Vanderbilt University, Nashville TN

Investigators

Abstract

This project will show how fire spreads on a global scale and link that behavior to the local scale. Wildfire damage to infrastructure and ecosystems is rising. It is possible to coexist with wildfires if decision makers consider fire behavior and take adaptive approaches, such as wildland fuel reductions and community home hardening. Knowledge of where and when adaptive approaches are needed requires a clear understanding of how wildfire propagates at multiple scales under different weather scenarios. Although researchers have made a substantial effort to model wildfire behavior at different scales, until recently, they knew little about how fires behave once they enter communities. Wildfire propagation models offer a unique opportunity to link fire behaviors on the global scale all the way to the individual-building level in communities.

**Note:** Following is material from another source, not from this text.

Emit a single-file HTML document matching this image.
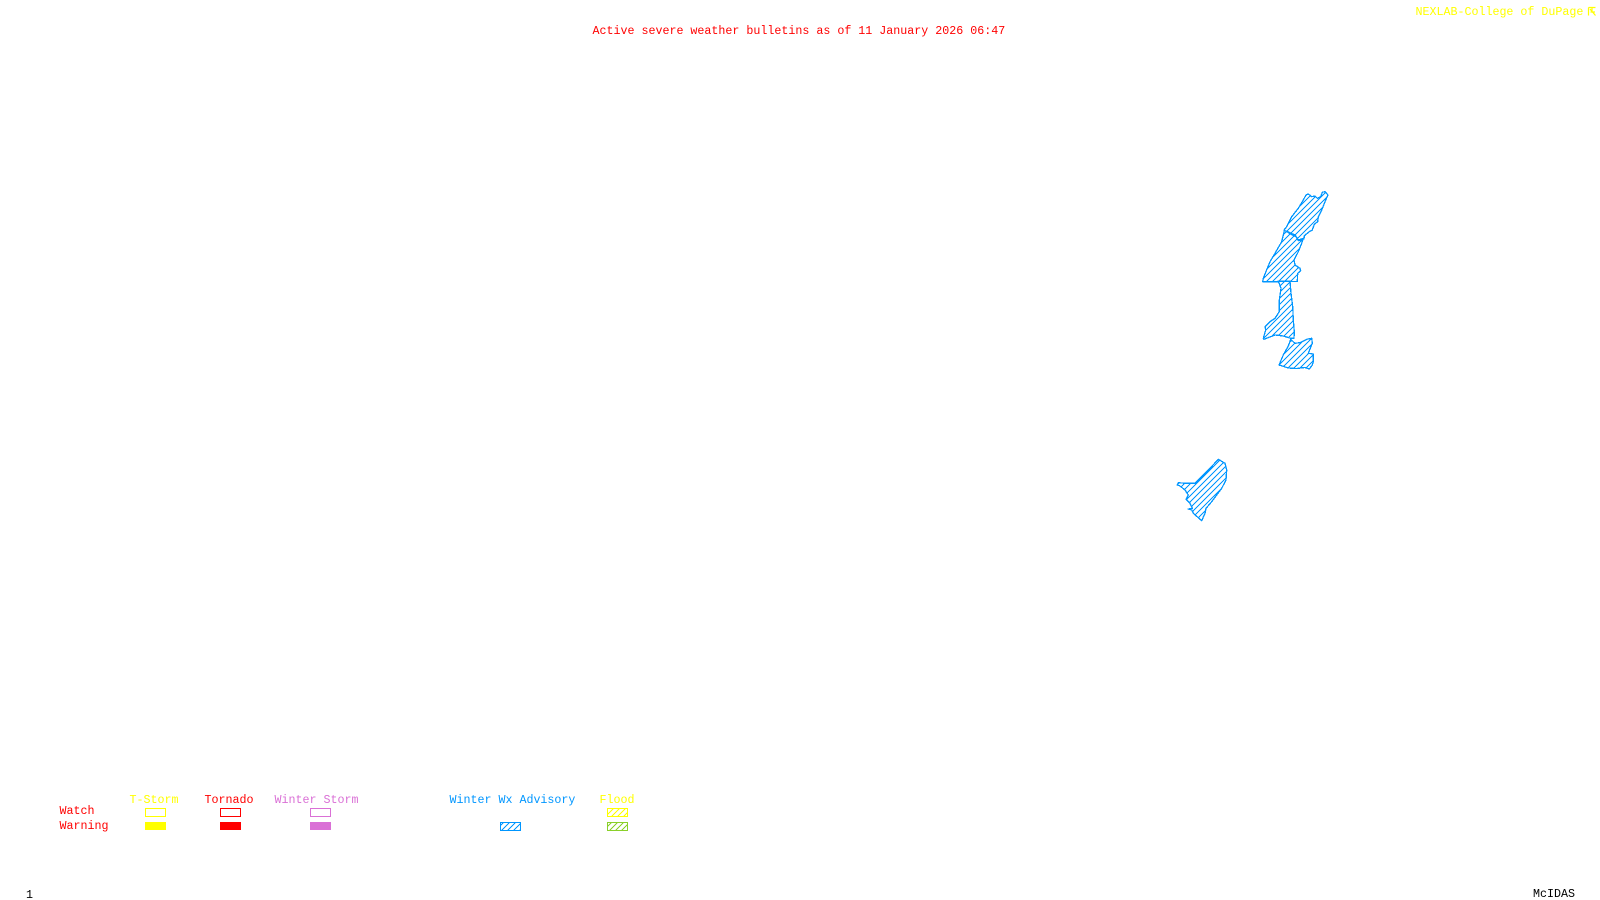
<!DOCTYPE html>
<html lang="en">
<head>
<meta charset="utf-8">
<title>Active severe weather bulletins</title>
<style>
html,body{margin:0;padding:0;background:#fff;width:1600px;height:900px;overflow:hidden}
svg{display:block}
text{font-family:"Liberation Mono",monospace;font-size:11.67px;white-space:pre}
.z{fill:url(#h);stroke:#0096ff;stroke-width:1.3;stroke-linejoin:round;shape-rendering:crispEdges}
</style>
</head>
<body>
<svg width="1600" height="900" viewBox="0 0 1600 900" xmlns="http://www.w3.org/2000/svg">
<defs>
<pattern id="h" patternUnits="userSpaceOnUse" width="6" height="6"><path d="M-1 7L7 -1M-1 1L1 -1M5 7L7 5" stroke="#0096ff" stroke-width="1" fill="none" shape-rendering="crispEdges"/></pattern>
<pattern id="hy" patternUnits="userSpaceOnUse" width="6" height="6"><path d="M-1 7L7 -1M-1 1L1 -1M5 7L7 5" stroke="#ffff00" stroke-width="1" fill="none" shape-rendering="crispEdges"/></pattern>
<pattern id="hg" patternUnits="userSpaceOnUse" width="6" height="6"><path d="M-1 7L7 -1M-1 1L1 -1M5 7L7 5" stroke="#8ad02a" stroke-width="1" fill="none" shape-rendering="crispEdges"/></pattern>
</defs>
<rect width="1600" height="900" fill="#fff"/>

<text x="592.5" y="34" fill="#ff0000">Active severe weather bulletins as of 11 January 2026 06:47</text>
<text x="1415.5" y="15" fill="#ffff00">NEXLAB-College of DuPage</text>
<path d="M1588.5 7.5H1595.5M1588.5 7.5V15.5M1590 9L1595.5 15.5M1590.5 12H1595M1592 7.5V11" stroke="#ffff00" stroke-width="1.2" fill="none"/>

<polygon class="z" points="1306,195 1308.3,194 1311.7,196.7 1315,196 1317.3,198.3 1320.7,196.7 1322.3,192.3 1325,191.7 1328,195 1325,201.7 1321.7,210 1318.3,216.7 1317.7,221.7 1314.3,224.3 1312.3,230 1309.3,231.7 1304.3,235.7 1304,239 1298.3,240.7 1296,236.7 1290.7,234 1284,230 1286.7,226.7 1291.7,216.7 1298.3,208.3 1303.3,200"/>
<polygon class="z" points="1284.3,230.7 1287.7,231.7 1295,235 1298.3,240 1303.3,238.3 1301.7,243.3 1298.3,251.7 1294,260 1295,265 1300,268.3 1300.7,270.7 1297.7,273.3 1297.3,281.5 1262.7,281.7 1263.3,278.3 1270,261.7 1275,253.3 1281.7,241.7"/>
<polygon class="z" points="1278.3,281 1290,281 1291,293.3 1292.7,306.7 1293.3,320 1294.3,331.7 1294,338.3 1290.7,338.3 1283.3,336 1275,335 1264,339.3 1263.3,338.3 1265.7,330 1265,326.7 1270,321.7 1275,318.3 1279.3,311.7 1279.3,300 1281,288.3"/>
<polygon class="z" points="1290.7,339.5 1295,343.3 1300,342.7 1306.7,339.3 1311.7,338.3 1312.3,343.3 1308.3,353.3 1313.3,354 1313.3,361.7 1312.3,365 1309.3,369 1305,367.5 1296.7,368.5 1288.3,368 1279,365 1283.3,355 1288.3,346"/>
<polygon class="z" points="1218.3,459.3 1225,463.3 1226.7,470 1226,480 1221.7,488.3 1216.7,495 1211.7,501.7 1206,508.3 1205,513.3 1201.7,520.7 1198.3,517.7 1193.3,513.3 1191.7,510 1188.3,509 1192.3,508.3 1190,503.3 1186,499.3 1188.3,495 1185,490 1180,486 1177.3,485 1178.3,482.7 1185,483.3 1195,483.3 1203.3,475 1210,468.3"/>

<text x="129.5" y="803" fill="#ffff00">T-Storm</text>
<text x="204.5" y="803" fill="#ff0000">Tornado</text>
<text x="274.5" y="803" fill="#da70d6">Winter Storm</text>
<text x="449.5" y="803" fill="#0096ff">Winter Wx Advisory</text>
<text x="599.5" y="803" fill="#ffff00">Flood</text>
<text x="59.5" y="814" fill="#ff0000">Watch</text>
<text x="59.5" y="829" fill="#ff0000">Warning</text>

<rect x="145.5" y="808.5" width="20" height="8" fill="none" stroke="#ffff00"/>
<rect x="145" y="822" width="21" height="8" fill="#ffff00"/>
<rect x="220.5" y="808.5" width="20" height="8" fill="none" stroke="#ff0000"/>
<rect x="220" y="822" width="21" height="8" fill="#ff0000"/>
<rect x="310.5" y="808.5" width="20" height="8" fill="none" stroke="#da70d6"/>
<rect x="310" y="822" width="21" height="8" fill="#da70d6"/>
<rect x="500.5" y="822.5" width="20" height="8" fill="url(#h)" stroke="#0096ff"/>
<rect x="607.5" y="808.5" width="20" height="8" fill="url(#hy)" stroke="#ffff00"/>
<rect x="607.5" y="822.5" width="20" height="8" fill="url(#hg)" stroke="#8ad02a"/>

<text x="26" y="898" fill="#000">1</text>
<text x="1533" y="897" fill="#000">McIDAS</text>
</svg>
</body>
</html>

Making this link will allow for more effective wildfire management that couples fuel reduction and home hardening strategies tailored to account for the physical, social, ecological, and economic characteristics of each community. This project will establish a framework to merge characteristics of the built environment with those of wildlands to improve models of fire risk in fire-prone communities. The research will start by linking wildfire models to simulate the behavior of fire at different scales - from a global domain to the community level. In addition, the approach to wildfire risk modeling will consider houses as drivers of fire, rather than simply recipients of fire. This will be achieved using a new community wildfire propagation model, AGNI-NAR – Asynchronous Graph Nexus Infrastructure for Network Assessment of Wildland-Urban Interface Risk. AGNI-NAR is as a decision-making tool that captures fire interaction between vegetation and structures to allow stakeholders to make informed wildfire fuel and home hardening decisions at the wildland, individual property, and community landscape levels. Recognizing that every community is unique, the project will seek to co-produce actionable solutions using the wildfire models through iterative engagement with key stakeholders in the study areas to identify socially acceptable mitigation scenarios. This award reflects NSF's statutory mission and has been deemed worthy of support through evaluation using the Foundation's intellectual merit and broader impacts review criteria.